Le quitte ou double de Jean Charest

Sortie de crise

La raison a finalement prévalu. Péquistes et libéraux ont trouvé la façon élégante de dénouer la crise qui risquait de conduire à la défaite du gouvernement Charest à l'occasion du vote sur le budget. Si tous sont soulagés, quelques leçons sont néanmoins à tirer des événements des derniers jours, d'abord par le premier ministre, qui ne doit surtout pas triompher.

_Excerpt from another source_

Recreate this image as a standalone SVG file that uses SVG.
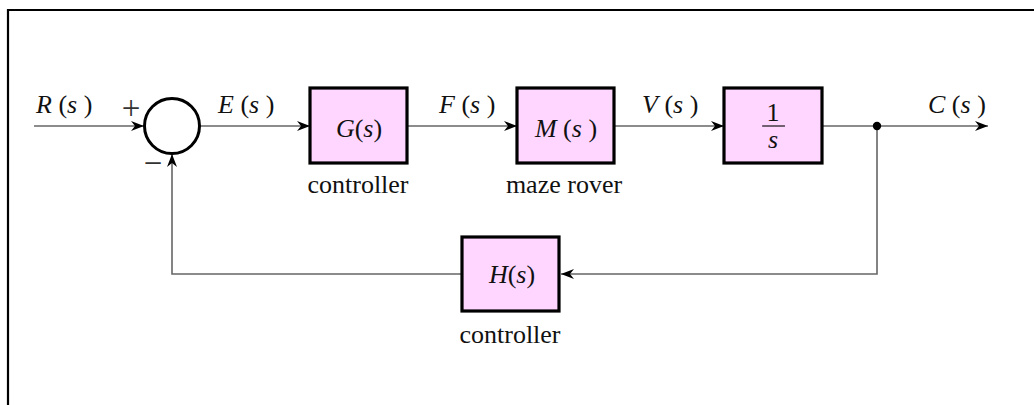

Le gouvernement Charest sort de ce débat sur le budget victorieux... apparemment. Ce dernier mot est à souligner, car cette victoire cache une défaite. Le premier ministre avait parié que le Parti québécois n'oserait mettre à exécution sa menace de faire tomber le gouvernement. Il a eu raison, car il aurait été insensé de retourner devant les électeurs moins de quatre mois après le dernier scrutin. Néanmoins, son bras de fer avec l'opposition a mis en péril la survie de son gouvernement et l'affrontement a laissé des séquelles.
L'erreur commise par Jean Charest aura été de faire une lecture erronée de la force de son gouvernement. Il a préparé son budget en feignant d'ignorer sa situation minoritaire. Au lieu de rechercher un consensus avec l'opposition avant le dépôt du budget, il n'en a pas tenu compte. Il n'a consulté que le Parti québécois... pour la forme, comme l'a reconnu hier la ministre des Finances, Monique Jérôme-Forget, en avouant avoir sous-estimé les demandes que ce parti lui avait présentées. Présomptueux, le premier ministre a cru que des baisses d'impôt de 950 millions sauraient susciter l'adhésion enthousiaste des Québécois et, par voie de conséquence, celle des partis d'opposition. Ce ne fut pas le cas.
Le Jean Charest que l'on a vu à l'oeuvre au cours de ce débat est le même que celui qui, au cours du premier mandat libéral, s'est si souvent entêté sur des projets et a dû si souvent retraiter. Certes, ses baisses d'impôt ont été votées hier, mais les partis d'opposition se souviendront longtemps de la manoeuvre. Il a créé un climat de suspicion plutôt que de confiance à l'Assemblée nationale qui rendra désormais la négociation difficile entre les partis. La partisanerie dominera plus que jamais le jeu parlementaire. Dès que l'occasion se présentera, l'opposition cherchera à défaire le gouvernement. Ce pourrait être le printemps prochain, lors du prochain budget, mais ce pourrait aussi être à l'occasion d'une motion de censure qui peut être présentée n'importe quand. On ne peut exclure des élections automnales, surtout si la popularité personnelle de Jean Charest continue à chuter. L'opposition aurait alors intérêt à précipiter un scrutin avant que le Parti libéral ne pense à changer de chef.
Cette perspective, le premier ministre la connaît que trop bien et c'est pour cette raison qu'il tenait tant à demeurer ferme. Il croit que les baisses d'impôt se révéleront ultimement populaires, quoi qu'en disent les sondages. Il espère que le taux de satisfaction de son gouvernement, actuellement à 37 %, remontera, tout comme sa popularité personnelle, qui stagne à 20 % selon le dernier sondage Léger Marketing-Le Devoir. Rien n'est moins sûr, comme tend à le démontrer la réaction des électeurs à la promesse faite en fin de campagne électorale de baisser les impôts.
Ce pari est un quitte ou double pour Jean Charest. Depuis qu'il est chef du Parti libéral, il a presque toujours été moins populaire que son propre parti. Il n'a jamais su établir un lien chaleureux avec les Québécois, au contraire d'un Mario Dumont ou d'une Pauline Marois. Si les prochains sondages ne laissent voir aucune tendance favorable au Parti libéral, ses militants voudront soulever la question de son leadership. Il sera alors difficile pour le premier ministre de ne pas reconnaître qu'il a perdu son pari et de ne pas en tirer la conclusion qui s'impose.